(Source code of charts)
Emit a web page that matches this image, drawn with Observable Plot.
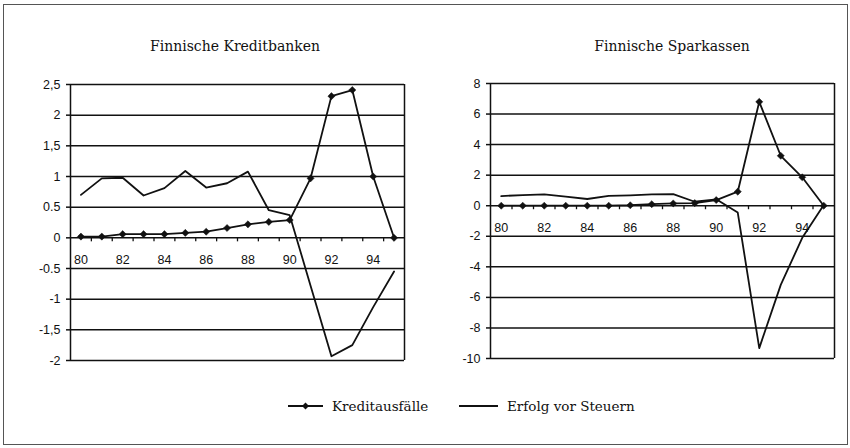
<!DOCTYPE html>
<html>
<head>
<meta charset="utf-8">
<script src="https://cdn.jsdelivr.net/npm/d3@7"></script>
<script src="https://cdn.jsdelivr.net/npm/@observablehq/plot@0.6"></script>
<style>
  body { margin: 0; background: #fff; }
  #root { position: relative; width: 850px; height: 448px; overflow: hidden; background: #fff; }
  #frame { position: absolute; left: 3px; top: 4px; width: 845px; height: 441px; border: 1px solid #555; box-sizing: border-box; }
  .title { position: absolute; font-family: "DejaVu Serif", serif; font-size: 14px; color: #111; transform: translate(-50%, -50%); white-space: nowrap; }
  .panel { position: absolute; }
  #legend { position: absolute; left: 0; top: 406px; width: 850px; transform: translateY(-50%); font-family: "DejaVu Serif", serif; font-size: 13.5px; color: #111; }
  .item { position: absolute; display: flex; align-items: center; white-space: nowrap; top: -9px; }
  .item svg { margin-right: 9px; }
</style>
</head>
<body>
<div id="root">
  <div id="frame"></div>
  <div class="title" style="left:235px; top:46px;">Finnische Kreditbanken</div>
  <div class="title" style="left:672px; top:46px;">Finnische Sparkassen</div>
  <div id="left" class="panel" style="left:0px; top:70px;"></div>
  <div id="right" class="panel" style="left:420px; top:70px;"></div>
  <div id="legend">
    <div class="item" style="left:288px;">
      <svg width="35" height="18"><line x1="0" y1="9" x2="35" y2="9" stroke="#111" stroke-width="2"/><path d="M17.5,5.5L21,9L17.5,12.5L14,9Z" fill="#111"/></svg>
      <span>Kreditausfälle</span>
    </div>
    <div class="item" style="left:459px;">
      <svg width="39" height="18"><line x1="0" y1="9" x2="39" y2="9" stroke="#111" stroke-width="2"/></svg>
      <span>Erfolg vor Steuern</span>
    </div>
  </div>
</div>
<script>
// Years (19xx)
const years = [80, 81, 82, 83, 84, 85, 86, 87, 88, 89, 90, 91, 92, 93, 94, 95];
const xTickLabels = [80, 82, 84, 86, 88, 90, 92, 94];

// Finnische Kreditbanken
const kreditbankenAusfaelle = [0.02, 0.02, 0.06, 0.06, 0.06, 0.08, 0.10, 0.16, 0.22, 0.26, 0.29, 0.97, 2.31, 2.41, 1.00, 0.00];
const kreditbankenErfolg   = [0.70, 0.97, 0.98, 0.69, 0.81, 1.09, 0.82, 0.89, 1.08, 0.45, 0.37, -0.78, -1.93, -1.75, -1.13, -0.55];
const kreditbankenYTicks  = [2.5, 2, 1.5, 1, 0.5, 0, -0.5, -1, -1.5, -2];
const kreditbankenYLabels = ["2,5", "2", "1,5", "1", "0.5", "0", "-0.5", "-1", "-1,5", "-2"];

// Finnische Sparkassen
const sparkassenAusfaelle = [0, 0, 0, 0, 0, 0, 0.03, 0.10, 0.15, 0.17, 0.37, 0.92, 6.80, 3.27, 1.86, 0.00];
const sparkassenErfolg    = [0.63, 0.70, 0.74, 0.59, 0.44, 0.65, 0.68, 0.74, 0.76, 0.26, 0.42, -0.45, -9.32, -5.18, -2.10, 0.05];
const sparkassenYTicks  = [8, 6, 4, 2, 0, -2, -4, -6, -8, -10];
const sparkassenYLabels = ["8", "6", "4", "2", "0", "-2", "-4", "-6", "-8", "-10"];

const ink = "#111";

function panel(o) {
  const rowsA = years.map((x, i) => ({x, v: o.ausfaelle[i]}));
  const rowsE = years.map((x, i) => ({x, v: o.erfolg[i]}));
  const boundaries = years.slice(0, -1).map(y => y + 0.5);
  const xDomain = [years[0] - 0.5, years[years.length - 1] + 0.5];
  return Plot.plot({
    width: o.width, height: o.height,
    marginTop: o.mt, marginBottom: o.mb, marginLeft: o.ml, marginRight: o.mr,
    style: {fontFamily: "'Liberation Sans', Arial, sans-serif", fontSize: "12px", color: ink, background: "transparent", overflow: "visible"},
    x: {domain: xDomain, axis: null},
    y: {domain: [o.yTicks[o.yTicks.length - 1], o.yTicks[0]]},
    marks: [
      Plot.ruleY(o.yTicks, {stroke: ink, strokeWidth: 1.5}),
      Plot.axisY(o.yTicks, {tickSize: 4, tickPadding: 6, stroke: ink, strokeWidth: 1.5, fill: ink, fontSize: 12.5, label: null,
        tickFormat: d => o.yLabels[o.yTicks.indexOf(d)]}),
      Plot.ruleX(xDomain, {stroke: ink, strokeWidth: 1.5}),
      Plot.ruleX(boundaries, {x: d => d, y1: 0, y2: 0, insetBottom: -4, stroke: ink, strokeWidth: 1.3}),
      Plot.text(xTickLabels, {x: d => d, y: 0, dy: 22, text: d => String(d), fill: ink, fontSize: 12.5, textAnchor: "middle", lineAnchor: "middle"}),
      Plot.line(rowsE, {x: "x", y: "v", stroke: ink, strokeWidth: 1.8}),
      Plot.line(rowsA, {x: "x", y: "v", stroke: ink, strokeWidth: 1.8}),
      Plot.dot(rowsA, {x: "x", y: "v", symbol: "diamond2", r: 3.2, fill: ink, stroke: ink, strokeWidth: 0.5})
    ]
  });
}

document.getElementById("left").appendChild(panel({
  ausfaelle: kreditbankenAusfaelle, erfolg: kreditbankenErfolg,
  yTicks: kreditbankenYTicks, yLabels: kreditbankenYLabels,
  width: 420, height: 310, mt: 14, mb: 20, ml: 70, mr: 16
}));
document.getElementById("right").appendChild(panel({
  ausfaelle: sparkassenAusfaelle, erfolg: sparkassenErfolg,
  yTicks: sparkassenYTicks, yLabels: sparkassenYLabels,
  width: 430, height: 310, mt: 13, mb: 22, ml: 70, mr: 16
}));
</script>
</body>
</html>
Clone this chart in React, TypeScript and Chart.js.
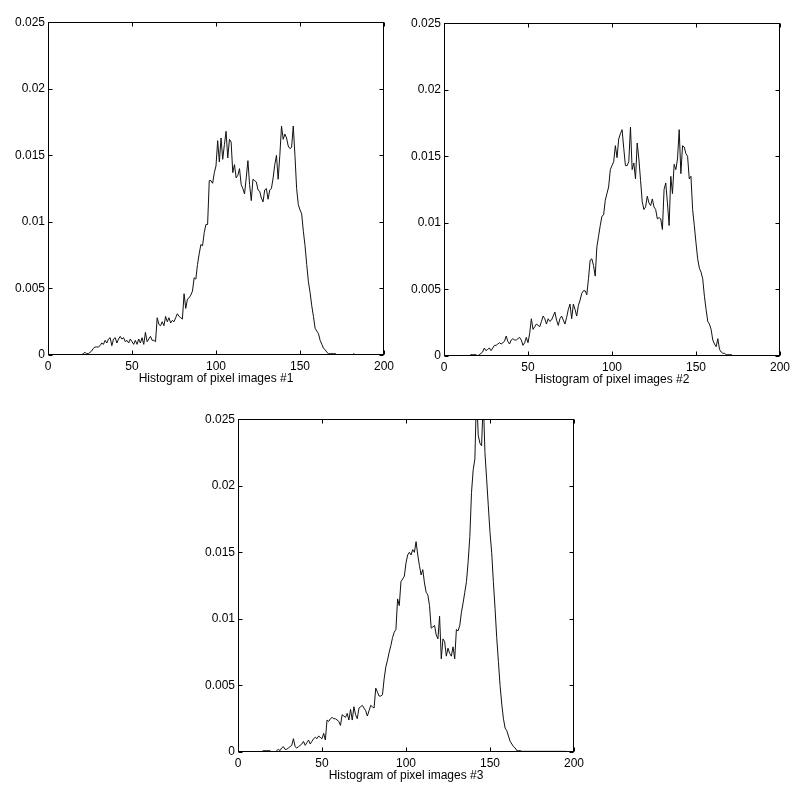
import React, { useEffect, useRef } from "react";
import { Chart, registerables } from "chart.js";
Chart.register(...registerables);

const X_TICKS = [0, 50, 100, 150, 200];
const Y_TICKS = [0, 0.005, 0.01, 0.015, 0.02, 0.025];
const X_MAX = 200;
const Y_MAX = 0.025;

const TITLES = [
  "Histogram of pixel images #1",
  "Histogram of pixel images #2",
  "Histogram of pixel images #3",
];

const hist1 = [
  0, 0, 0, 0, 0, 0, 0, 0, 0, 0,
  0, 0, 0, 0, 0, 0, 0, 0, 0, 0,
  0, 0.0001, 0.0002, 0.0001, 0.0001, 0.0002, 0.0003, 0.0005, 0.0006, 0.0006,
  0.0006, 0.0007, 0.0009, 0.0008, 0.0011, 0.0009, 0.0012, 0.0013, 0.0007, 0.0012,
  0.0013, 0.0009, 0.0012, 0.0014, 0.0012, 0.0013, 0.0010, 0.0011, 0.0009, 0.0012,
  0.0010, 0.0008, 0.0011, 0.0008, 0.0012, 0.0009, 0.0013, 0.0008, 0.0017, 0.0010,
  0.0012, 0.0014, 0.0011, 0.0011, 0.0010, 0.0028, 0.0023, 0.0022, 0.0025, 0.0022,
  0.0029, 0.0025, 0.0028, 0.0024, 0.0026, 0.0025, 0.0028, 0.0031, 0.0029, 0.0028,
  0.0027, 0.0046, 0.0035, 0.0042, 0.0043, 0.0045, 0.0048, 0.0058, 0.0057, 0.0068,
  0.0076, 0.0083, 0.0082, 0.0092, 0.0098, 0.0098, 0.0131, 0.0131, 0.0129, 0.0137,
  0.0142, 0.0161, 0.0145, 0.0163, 0.0147, 0.0158, 0.0168, 0.0148, 0.0162, 0.0160,
  0.0137, 0.0143, 0.0133, 0.0135, 0.0140, 0.0128, 0.0125, 0.0121, 0.0133, 0.0146,
  0.0128, 0.0116, 0.0132, 0.0131, 0.0130, 0.0124, 0.0123, 0.0118, 0.0115, 0.0124,
  0.0125, 0.0117, 0.0124, 0.0125, 0.0133, 0.0143, 0.0150, 0.0132, 0.0150, 0.0172,
  0.0162, 0.0166, 0.0163, 0.0157, 0.0155, 0.0156, 0.0172, 0.0150, 0.0125, 0.0113,
  0.0109, 0.0106, 0.0093, 0.0082, 0.0068, 0.0055, 0.0047, 0.0037, 0.0029, 0.0020,
  0.0018, 0.0016, 0.0011, 0.0008, 0.0005, 0.0004, 0.0002, 0.0001, 0.0001, 0.0001,
  0.0001, 0.0001, 0, 0, 0, 0, 0, 0, 0, 0,
  0, 0, 0.0001, 0, 0, 0, 0, 0, 0, 0,
  0, 0, 0, 0, 0, 0, 0, 0, 0, 0,
];

const hist2 = [
  0, 0, 0, 0, 0, 0, 0, 0, 0, 0,
  0, 0, 0, 0, 0, 0, 0.0001, 0.0001, 0.0001, 0.0001,
  0, 0.0001, 0.0002, 0.0003, 0.0006, 0.0004, 0.0005, 0.0006, 0.0004, 0.0006,
  0.0008, 0.0008, 0.0009, 0.0010, 0.0009, 0.0010, 0.0011, 0.0015, 0.0011, 0.0009,
  0.0012, 0.0013, 0.0012, 0.0012, 0.0013, 0.0014, 0.0012, 0.0008, 0.0010, 0.0014,
  0.0010, 0.0017, 0.0028, 0.0020, 0.0022, 0.0024, 0.0023, 0.0022, 0.0026, 0.0030,
  0.0028, 0.0024, 0.0028, 0.0026, 0.0027, 0.0030, 0.0033, 0.0027, 0.0023, 0.0028,
  0.0030, 0.0027, 0.0024, 0.0029, 0.0035, 0.0039, 0.0028, 0.0039, 0.0035, 0.0030,
  0.0038, 0.0042, 0.0047, 0.0049, 0.0049, 0.0046, 0.0058, 0.0072, 0.0073, 0.0068,
  0.0060, 0.0082, 0.0090, 0.0098, 0.0105, 0.0106, 0.0117, 0.0122, 0.0127, 0.0140,
  0.0143, 0.0146, 0.0158, 0.0149, 0.0163, 0.0167, 0.0170, 0.0156, 0.0143, 0.0143,
  0.0146, 0.0172, 0.0140, 0.0145, 0.0133, 0.0160, 0.0148, 0.0132, 0.0116, 0.0110,
  0.0112, 0.0120, 0.0115, 0.0113, 0.0118, 0.0112, 0.0110, 0.0103, 0.0104, 0.0103,
  0.0095, 0.0125, 0.0130, 0.0115, 0.0098, 0.0135, 0.0122, 0.0144, 0.0140, 0.0148,
  0.0170, 0.0137, 0.0158, 0.0157, 0.0152, 0.0150, 0.0133, 0.0135, 0.0110, 0.0098,
  0.0085, 0.0073, 0.0066, 0.0063, 0.0058, 0.0045, 0.0035, 0.0026, 0.0024, 0.0020,
  0.0012, 0.0009, 0.0007, 0.0013, 0.0005, 0.0003, 0.0002, 0.0002, 0.0001, 0.0001,
  0.0001, 0.0001, 0, 0, 0, 0, 0, 0, 0, 0,
  0, 0, 0, 0, 0, 0, 0, 0, 0, 0,
  0, 0, 0, 0, 0, 0, 0, 0, 0, 0,
];

const hist3 = [
  0, 0, 0, 0, 0, 0, 0, 0, 0, 0,
  0, 0, 0, 0, 0, 0.0001, 0.0001, 0.0001, 0.0001, 0.0001,
  0, 0, 0, 0.0001, 0.0002, 0.0001, 0.0003, 0.0004, 0.0002, 0.0002,
  0.0003, 0.0004, 0.0005, 0.0010, 0.0004, 0.0003, 0.0004, 0.0005, 0.0006, 0.0008,
  0.0005, 0.0007, 0.0009, 0.0006, 0.0008, 0.0010, 0.0011, 0.0010, 0.0012, 0.0011,
  0.0010, 0.0014, 0.0009, 0.0024, 0.0023, 0.0025, 0.0026, 0.0025, 0.0025, 0.0024,
  0.0023, 0.0020, 0.0028, 0.0027, 0.0026, 0.0029, 0.0024, 0.0032, 0.0024, 0.0034,
  0.0028, 0.0025, 0.0033, 0.0034, 0.0035, 0.0033, 0.0031, 0.0027, 0.0031, 0.0035,
  0.0034, 0.0033, 0.0048, 0.0045, 0.0042, 0.0042, 0.0043, 0.0055, 0.0064, 0.0069,
  0.0075, 0.0080, 0.0086, 0.0090, 0.0092, 0.0115, 0.0110, 0.0128, 0.0130, 0.0132,
  0.0142, 0.0148, 0.0150, 0.0148, 0.0152, 0.0150, 0.0158, 0.0148, 0.0140, 0.0133,
  0.0137, 0.0127, 0.0120, 0.0118, 0.0110, 0.0093, 0.0094, 0.0095, 0.0088, 0.0085,
  0.0102, 0.0070, 0.0085, 0.0083, 0.0072, 0.0078, 0.0074, 0.0072, 0.0079, 0.0070,
  0.0092, 0.0091, 0.0095, 0.0105, 0.0112, 0.0120, 0.0128, 0.0143, 0.0162, 0.0195,
  0.0212, 0.0220, 0.0270, 0.0238, 0.0232, 0.0230, 0.0265, 0.0225, 0.0205, 0.0185,
  0.0165, 0.0150, 0.0128, 0.0108, 0.0086, 0.0068, 0.0050, 0.0036, 0.0025, 0.0018,
  0.0016, 0.0012, 0.0008, 0.0006, 0.0004, 0.0003, 0.0001, 0.0001, 0.0001, 0.00005,
  0.00005, 0.00005, 0.00005, 0.00005, 0.00005, 0.00005, 0.00005, 0.00005, 0.00005, 0.00005,
  0.00005, 0.00005, 0.00005, 0.00005, 0.00005, 0.00005, 0.00005, 0.00005, 0.00005, 0.00005,
  0.00005, 0.00005, 0.00005, 0.00005, 0.00005, 0.00005, 0, 0, 0, 0,
];

const FONT = "'Liberation Sans', Arial, Helvetica, sans-serif";
const AREA_W = 336;
const AREA_H = 333;
const Y_AXIS_W = 48;
const X_AXIS_H = 31;
const PAD_T = 10;
const PAD_R = 14;

const boxPlugin = {
  id: "matlabBox",
  afterDraw(chart: any) {
    const { ctx, chartArea: a, scales } = chart;
    const L = Math.round(a.left) + 0.5;
    const R = Math.round(a.right) - 0.5;
    const T = Math.round(a.top) + 0.5;
    const B = Math.round(a.bottom) - 0.5;
    const len = 4;
    ctx.save();
    ctx.strokeStyle = "#000";
    ctx.lineWidth = 1;
    ctx.beginPath();
    X_TICKS.forEach((v) => {
      const px = Math.round(scales.x.getPixelForValue(v)) + 0.5;
      ctx.moveTo(px, B);
      ctx.lineTo(px, B - len);
      ctx.moveTo(px, T);
      ctx.lineTo(px, T + len);
    });
    Y_TICKS.forEach((v) => {
      const py = Math.round(scales.y.getPixelForValue(v)) + 0.5;
      ctx.moveTo(L, py);
      ctx.lineTo(L + len, py);
      ctx.moveTo(R, py);
      ctx.lineTo(R - len, py);
    });
    ctx.stroke();
    ctx.strokeRect(L, T, R - L, B - T);
    ctx.restore();
  },
};

function fmt(v: number) {
  return String(Number(v.toFixed(4)));
}

function HistPlot({ values, title, left, top }: { values: number[]; title: string; left: number; top: number }) {
  const ref = useRef<HTMLCanvasElement>(null);
  const width = Y_AXIS_W + AREA_W + PAD_R;
  const height = PAD_T + AREA_H + X_AXIS_H;
  useEffect(() => {
    if (!ref.current) return;
    const chart = new Chart(ref.current, {
      type: "line",
      data: {
        datasets: [
          {
            data: values.map((v, i) => ({ x: i, y: v })),
            borderColor: "#111",
            borderWidth: 1,
            pointRadius: 0,
            tension: 0,
            fill: false,
            clip: 0,
          } as any,
        ],
      },
      options: {
        animation: false,
        responsive: false,
        devicePixelRatio: 1,
        events: [],
        layout: { autoPadding: false, padding: { top: PAD_T, right: PAD_R, left: 0, bottom: 0 } },
        plugins: { legend: { display: false }, tooltip: { enabled: false }, title: { display: false } },
        scales: {
          x: {
            type: "linear",
            min: 0,
            max: X_MAX,
            grid: { display: false, drawTicks: false },
            border: { display: false },
            afterBuildTicks: (s: any) => {
              s.ticks = X_TICKS.map((v) => ({ value: v }));
            },
            afterFit: (s: any) => {
              s.height = X_AXIS_H;
            },
            ticks: {
              padding: 4,
              maxRotation: 0,
              autoSkip: false,
              color: "#000",
              font: { family: FONT, size: 12 },
              callback: (v: any) => fmt(Number(v)),
            },
            title: {
              display: true,
              text: title,
              color: "#000",
              font: { family: FONT, size: 12 },
              padding: { top: 0, bottom: 0 },
            },
          },
          y: {
            type: "linear",
            min: 0,
            max: Y_MAX,
            grid: { display: false, drawTicks: false },
            border: { display: false },
            afterBuildTicks: (s: any) => {
              s.ticks = Y_TICKS.map((v) => ({ value: v }));
            },
            afterFit: (s: any) => {
              s.width = Y_AXIS_W;
            },
            ticks: {
              padding: 3,
              autoSkip: false,
              color: "#000",
              font: { family: FONT, size: 12 },
              callback: (v: any) => fmt(Number(v)),
            },
          },
        },
      } as any,
      plugins: [boxPlugin],
    });
    return () => chart.destroy();
  }, [values, title]);
  return (
    <canvas
      ref={ref}
      width={width}
      height={height}
      style={{ position: "absolute", left: left - Y_AXIS_W, top: top - PAD_T, width, height }}
    />
  );
}

export default function App() {
  return (
    <div style={{ position: "absolute", left: 0, top: 0, width: 800, height: 794, background: "#fff", overflow: "hidden" }}>
      <HistPlot values={hist1} title={TITLES[0]} left={48} top={22} />
      <HistPlot values={hist2} title={TITLES[1]} left={444} top={23} />
      <HistPlot values={hist3} title={TITLES[2]} left={238} top={419} />
    </div>
  );
}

Request = In the records above, find the line with "Clone this chart" and the line with "Chart.register(...registerables);", then restate word for word only those two lines and all lines between, omitting pictures.

Solution for this task =
Clone this chart in React, TypeScript and Chart.js.
import React, { useEffect, useRef } from "react";
import { Chart, registerables } from "chart.js";
Chart.register(...registerables);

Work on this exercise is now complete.